Our results clearly indicate influence of antazoline on heart conduction system and muscle. Measured parameter changes: HV prolongation, QRS widening, atrial refractory period prolongation, and conduction velocity slowing are similar to agents classified as class I of Vaughan Williams classification of antiarrhythmic drugs. The constellation of changes of parameters in EPS suggests an influence of antazoline mainly on sodium channels. Moreover, known anticholinergic properties place antazoline near class Ia agent: quinidine. This data is consistent with the ELEPHANT study results. The early effect on surface ECG is similar to sodium channel blocker. In the ELEPHANT study, observation time was longer and revealed potential potassium channels inhibition and more pronounced QT interval prolongation in the later phase of observation [16]. In our group observation, period was probably too short to disclose these changes, but QT prolongation was also noticed.
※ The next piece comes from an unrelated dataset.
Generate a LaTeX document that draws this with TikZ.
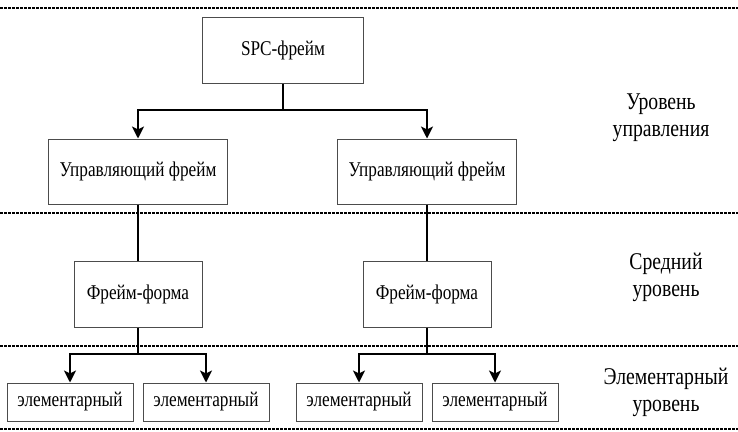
\documentclass[tikz,border=0pt]{standalone}
\usepackage{fontspec}
\setmainfont[FakeStretch=0.82]{Liberation Serif}
\usetikzlibrary{arrows.meta}
\begin{document}
\begin{tikzpicture}[x=1pt,y=-1pt,
  box/.style={draw=black!70,line width=1pt,minimum width=#1,inner sep=0pt,font=\fontsize{21}{24}\selectfont},
  lvl/.style={align=center,font=\fontsize{24}{27}\selectfont},
  sep/.style={line width=2pt,dash pattern=on 3pt off 1pt},
  conn/.style={line width=2pt},
  arr/.style={conn,-{Stealth[length=12pt,width=12pt,inset=3pt]}}]
\useasboundingbox (0,0) rectangle (738,431);
% separators
\coordinate (s1a) at (0,8);   \coordinate (s1b) at (738,8);
\coordinate (s2a) at (0,213); \coordinate (s2b) at (738,213);
\coordinate (s3a) at (0,346); \coordinate (s3b) at (738,346);
\coordinate (s4a) at (0,429); \coordinate (s4b) at (738,429);
\draw[sep] (s1a) -- (s1b);
\draw[sep] (s2a) -- (s2b);
\draw[sep] (s3a) -- (s3b);
\draw[sep] (s4a) -- (s4b);
% boxes
\node[box=161pt,minimum height=66pt] (spc) at (283,50) {SPC-фрейм};
\node[box=179pt,minimum height=65pt] (u1) at (138,171.5) {Управляющий фрейм};
\node[box=179pt,minimum height=65pt] (u2) at (427,171.5) {Управляющий фрейм};
\node[box=128pt,minimum height=66pt] (f1) at (138,294) {Фрейм-форма};
\node[box=128pt,minimum height=66pt] (f2) at (427,294) {Фрейм-форма};
\node[box=126pt,minimum height=38pt] (e1) at (70,402) {элементарный};
\node[box=126pt,minimum height=38pt] (e2) at (206,402) {элементарный};
\node[box=126pt,minimum height=38pt] (e3) at (359,402) {элементарный};
\node[box=126pt,minimum height=38pt] (e4) at (495,402) {элементарный};
% level labels
\node[lvl] (l1) at (661,118) {Уровень\\управления};
\node[lvl] (l2) at (666,277) {Средний\\уровень};
\node[lvl] (l3) at (666,392) {Элементарный\\уровень};
% connectors
\coordinate (j1) at (283,110);
\coordinate (j2) at (138,354);
\coordinate (j3) at (427,354);
\draw[conn] (spc) -- (j1);
\draw[arr] (j1) -| (u1);
\draw[arr] (j1) -| (u2);
\draw[conn] (u1) -- (f1);
\draw[conn] (u2) -- (f2);
\draw[conn] (f1) -- (j2);
\draw[arr] (j2) -| (e1);
\draw[arr] (j2) -| (e2);
\draw[conn] (f2) -- (j3);
\draw[arr] (j3) -| (e3);
\draw[arr] (j3) -| (e4);
\end{tikzpicture}
\end{document}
QTc prolongation is very important finding of our study. QTc change resulted mainly from rhythm acceleration without simultaneous absolute QT interval shortening. Many patients with paroxysmal AF are treated for rhythm control with medications prolonging QT interval, mainly class III antiarrhythmic drugs. It is necessary to keep caution in these patients or consider abandoning use of antazoline for sinus rhythm restoration.

Our observations confirm another important property of antazoline: rapid onset of action. We noticed significant influence on electrophysiological parameters in measurements obtained after a total dose of 200 mg and 20 min from the beginning of first bolus. Shortening of SRCL appeared almost immediately, after first bolus, and remained at the same level after further doses. This effect apparently results from rapid anticholinergic action of antazoline. Clinical data showed short time to AF cessation during WPW ablation. From the beginning of antazoline infusion, it took on average 7 min to restore sinus rhythm ¹². In the AnPAF study, mean time to sinus rhythm restoration was only 16 min [15]. This period could have been shorter than that required to significantly change the electrophysiological properties of the atria in our observation and only the SRCL has changed this early; however, the antazoline administration protocol differed between the studies. Thus, inhibition of parasympathetic ganglia may play an important role in quick AF cessation. Among antiarrhythmic drugs, only the recently approved vernakalant is comparably fast in sinus rhythm restoration [17, 18]. Other commonly used agents usually require hours to achieve AF termination.

One of the most common side effects of antiarrhythmic therapy is bradycardia related to sinus node dysfunction or conduction disturbances. We did not notice any negative effects of antazoline either on sinus node function nor atrioventricular conduction. It has even accelerated sinus rhythm. Thanks to such properties, it may potentially become the drug of choice in patients with tachycardia—bradycardia syndrome, diagnosed sinus node dysfunction, or impaired atrioventricular conduction not protected with permanent pacemaker.

Our observations, together with previous studies on antazoline efficacy, build a basis for large scale, randomized trials on antazoline as a drug of choice for rapid, ad hoc treatment of recent onset AF.

Antazoline has an effect on electrophysiological parameters of the atrial muscle and has rapid onset of action. No negative effect on sinus node function and atrioventricular conduction in a unique property among antiarrhythmic drugs.